I studied at Pavia for a while in the 70s and they had a top Numerical Analysis department.

Among 'top quants' Italians are up there.

And Italians work in the top Anglo Saxon universities.
 
Since Professor Bardi has condescended to write here and since I'm a great fan of his, let me mention in passing a couple of recent books of his, both published by Springer. The first is The Seneca Effect and the second Before the Collapse.

Here is Prof Bardi saying a few words about his second book:


and here are two critical reviews by the same blogger, reviewing both books:


 
Just have a look at the Physics and Maths graduates from Pisa. + some Nobels for you. AND five POPES, wow!

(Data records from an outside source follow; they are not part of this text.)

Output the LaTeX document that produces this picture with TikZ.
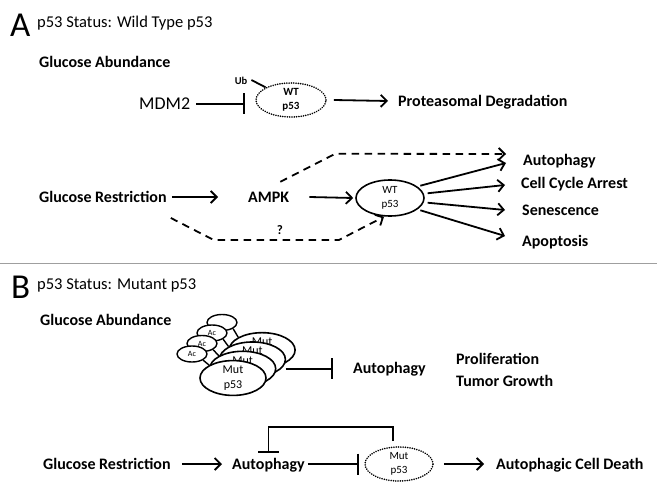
\documentclass[tikz,border=0pt]{standalone}
\usepackage{fontspec}
\setmainfont{Carlito}
\usetikzlibrary{arrows.meta,shapes.geometric}
\begin{document}
\begin{tikzpicture}[x=1pt,y=-1pt,
  lab/.style={font=\bfseries\fontsize{16}{19}\selectfont, text height=10.1pt, text depth=0pt, inner sep=0pt, anchor=west},
  ttl/.style={font=\fontsize{16.5}{19}\selectfont, text height=10.4pt, text depth=0pt, inner sep=0pt, anchor=west},
  big/.style={font=\fontsize{35}{35}\selectfont, inner sep=0pt, anchor=base west},
  conn/.style={line width=1.8pt, -{Straight Barb[length=6pt,width=12pt,line width=1.8pt]}},
  inhib/.style={line width=1.8pt, -{Bar[width=21pt,line width=1.8pt]}},
  dconn/.style={conn, dash pattern=on 7.5pt off 5.5pt},
  oval/.style={ellipse, draw, line width=1.6pt, inner sep=0pt, align=center},
  dotoval/.style={oval, line width=1.8pt, dash pattern=on 0.01pt off 2.3pt, line cap=round},
  mutoval/.style={oval, fill=white, minimum width=66pt, minimum height=31pt, font=\fontsize{12}{15}\selectfont},
  acoval/.style={oval, fill=white, line width=1.4pt, minimum width=30pt, minimum height=16pt, font=\fontsize{8}{9}\selectfont}
]
\fill[white] (0,0) rectangle (657,495);
\useasboundingbox (0,0) rectangle (657,495);

% ---------------- Panel A ----------------
\node[big] (labA) at (10,37) {A};
\node[ttl] (titA) at (37,22) {p53 Status: Wild Type p53};
\node[lab] (gaA) at (39,62) {Glucose Abundance};
\node[font=\fontsize{18}{20}\selectfont, text height=11.4pt, text depth=0pt, inner sep=0pt, anchor=west] (mdm2) at (139,104) {MDM2};
\node[dotoval, minimum width=70pt, minimum height=34pt, font=\bfseries\fontsize{11}{14}\selectfont] (wt1) at (291,100) {WT\\p53};
\node[font=\bfseries\fontsize{10.5}{12}\selectfont, inner sep=0pt] (ub) at (241,81) {Ub};
\node[lab] (prot) at (398,101) {Proteasomal Degradation};

\draw[line width=1.8pt] ([shift={(4pt,1pt)}]ub.east) -- (wt1.north west);
\draw[inhib] ([xshift=6pt]mdm2.east) -- ([xshift=-10pt]mdm2.east -| wt1.west);
\draw[conn] ([xshift=7pt]wt1.east) -- ([xshift=-10pt]prot.west);

\node[lab] (gr1) at (39,197) {Glucose Restriction};
\node[lab] (ampk) at (248,197) {AMPK};
\node[oval, minimum width=68pt, minimum height=36pt, font=\fontsize{11}{14}\selectfont] (wt2) at (390,198) {WT\\p53};
\node[lab] (autA) at (523,160) {Autophagy};
\node[lab] (cca) at (521,183) {Cell Cycle Arrest};
\node[lab] (sen) at (522,210) {Senescence};
\node[lab] (apo) at (522,241) {Apoptosis};
\node[font=\bfseries\fontsize{13}{15}\selectfont, inner sep=0pt] (q) at (280,230) {?};

\draw[conn] ([xshift=5pt]gr1.east) -- ([xshift=-30pt]ampk.west);
\draw[conn] ([xshift=20pt]ampk.east) -- ([xshift=-2pt]wt2.west);
\draw[conn] ([xshift=4pt]wt2.25) -- ([shift={(-17pt,-3pt)}]autA.west);
\draw[conn] ([xshift=4pt]wt2.8) -- ([shift={(-16pt,-2pt)}]cca.west);
\draw[conn] ([xshift=4pt]wt2.-8) -- ([xshift=-17pt]sen.west);
\draw[conn] ([xshift=4pt]wt2.-25) -- ([shift={(-17pt,5pt)}]apo.west);

\draw[dconn] ([shift={(-9pt,10pt)}]ampk.north east) -- ++(55,-28) -- ([shift={(-17pt,6pt)}]autA.west);
\draw[dconn] ([shift={(4pt,-21pt)}]gr1.east) -- ++(43,22) -- ++(125,0) -- ([xshift=-6pt]wt2.south);

\draw[gray!75, line width=1pt] (0,263) -- (657,263);

% ---------------- Panel B ----------------
\node[big] (labB) at (11,298) {B};
\node[ttl] (titB) at (37,284) {p53 Status: Mutant p53};
\node[lab] (gaB) at (40,320) {Glucose Abundance};

\foreach \i in {3,2,1,0} {
  \node[mutoval] (mut\i) at ({233+9.7*\i},{378-9.3*\i}) {Mut\\p53};
  \ifnum\i=3
    \node[acoval] (ac\i) at ({192+10*\i},{354-10.5*\i}) {};
  \else
    \node[acoval] (ac\i) at ({192+10*\i},{354-10.5*\i}) {Ac};
  \fi
  \draw[line width=1.4pt] (ac\i.south east) -- (mut\i.north west);
}

\node[lab] (autB) at (353,368) {Autophagy};
\node[lab] (prolif) at (456,359) {Proliferation};
\node[lab] (tumor) at (456,381) {Tumor Growth};
\draw[inhib] ([xshift=9pt]mut1.east) -- ([xshift=-20pt]mut1.east -| autB.west);

\node[lab] (gr2) at (43,464) {Glucose Restriction};
\node[lab] (autC) at (232,464) {Autophagy};
\node[dotoval, minimum width=68pt, minimum height=34pt, font=\fontsize{11}{14}\selectfont] (mut2) at (399,464) {Mut\\p53};
\node[lab] (acd) at (496,464) {Autophagic Cell Death};

\draw[conn] ([xshift=11pt]gr2.east) -- ([xshift=-10pt]autC.west);
\draw[inhib] ([xshift=3pt]autC.east) -- ([xshift=-5pt]mut2.west);
\draw[inhib] ([shift={(-6pt,5pt)}]mut2.north) -- ++(0,-14) -| ([yshift=6pt]autC.north);
\draw[conn] ([xshift=10pt]mut2.east) -- ([xshift=-12pt]acd.west);
\end{tikzpicture}
\end{document}
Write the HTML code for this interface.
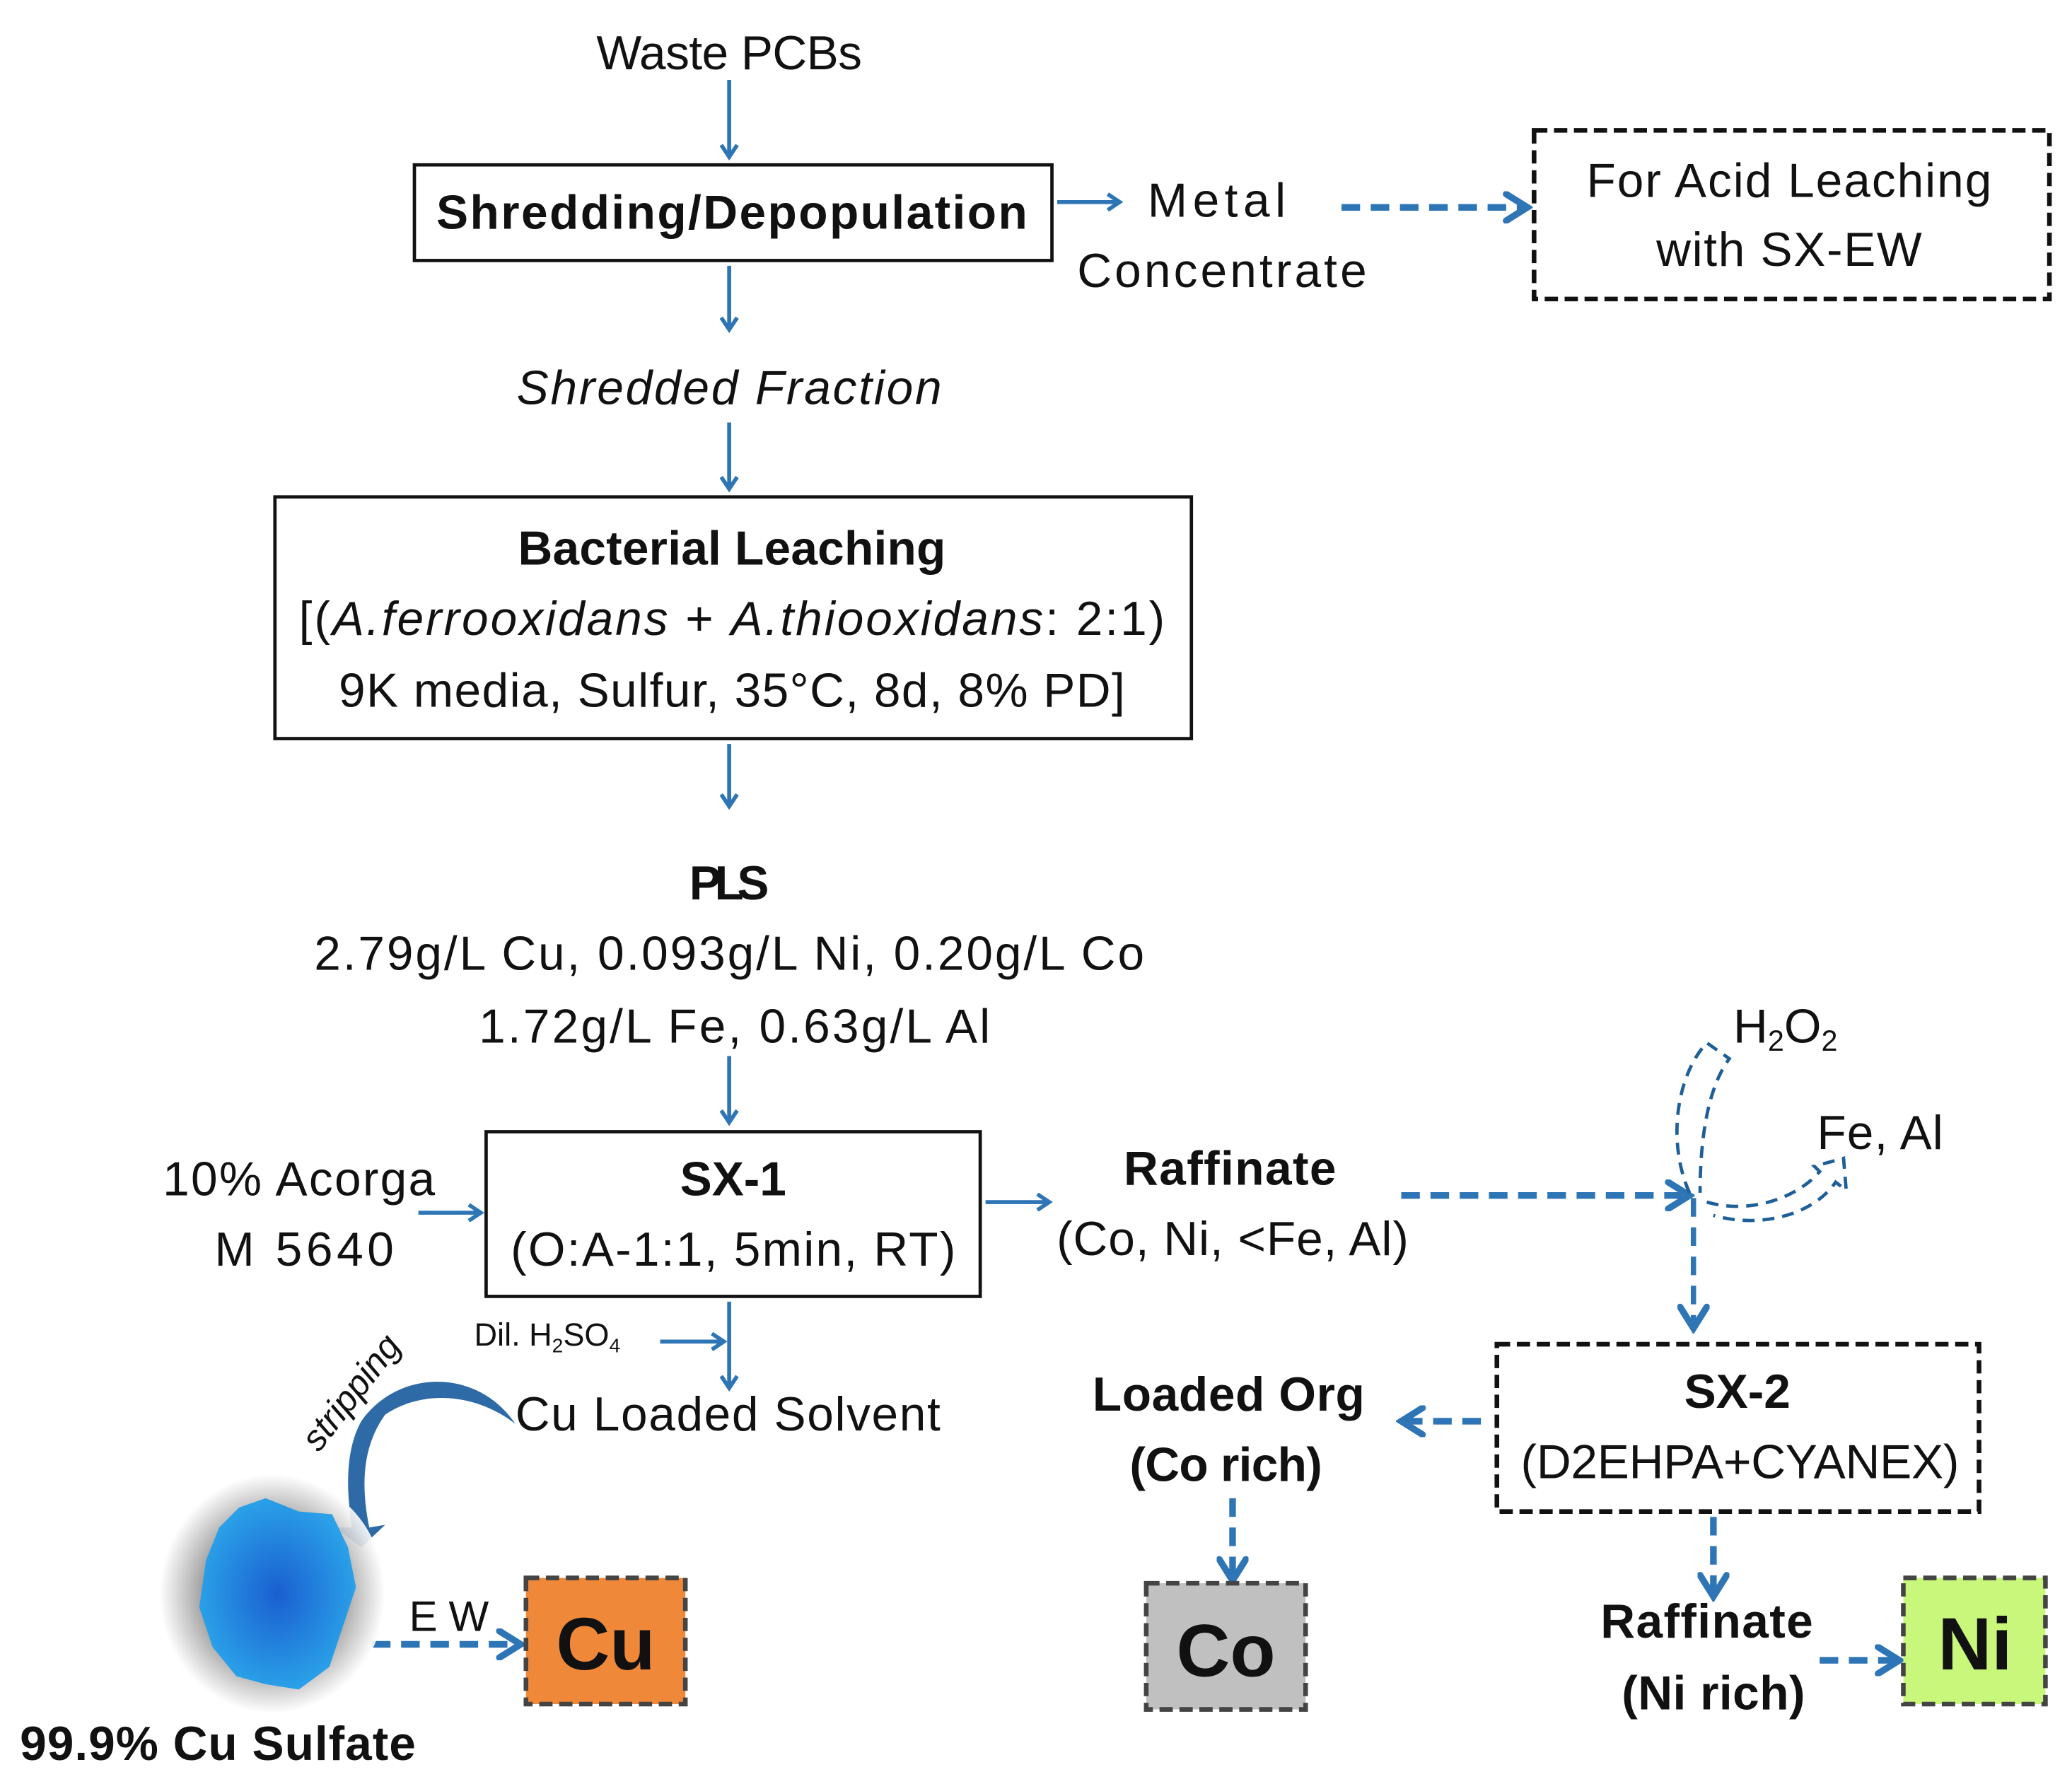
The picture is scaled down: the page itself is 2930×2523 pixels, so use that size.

I studied at Pavia for a while in the 70s and they had a top Numerical Analysis department.

Among 'top quants' Italians are up there.

And Italians work in the top Anglo Saxon universities.
Indeed. The University of Pisa is ancient and had a tradition of excellence. Unfortunately, right now they are just #383 in the World University Ranking QS World University Rankings 2021 -- Florence is #432, not much worse. There are no Italian universities in the list of the top 100. It is not a question of traditions, it is mostly a problem of money. If we happen to have an outstanding researcher in Italy, he or she will probably move to a US or European university where they have better salaries and more opportunities. That has to be the reason why I am still in Florence, alas....
 
Ugo's latest, on why virtual sex ain't as good as the real thing.


Or in more polite language, why science in late capitalism (i.e., sclerotic financialization and bureaucracy) has been going down the toilet, with COVID restrictions just one more nail in the coffin.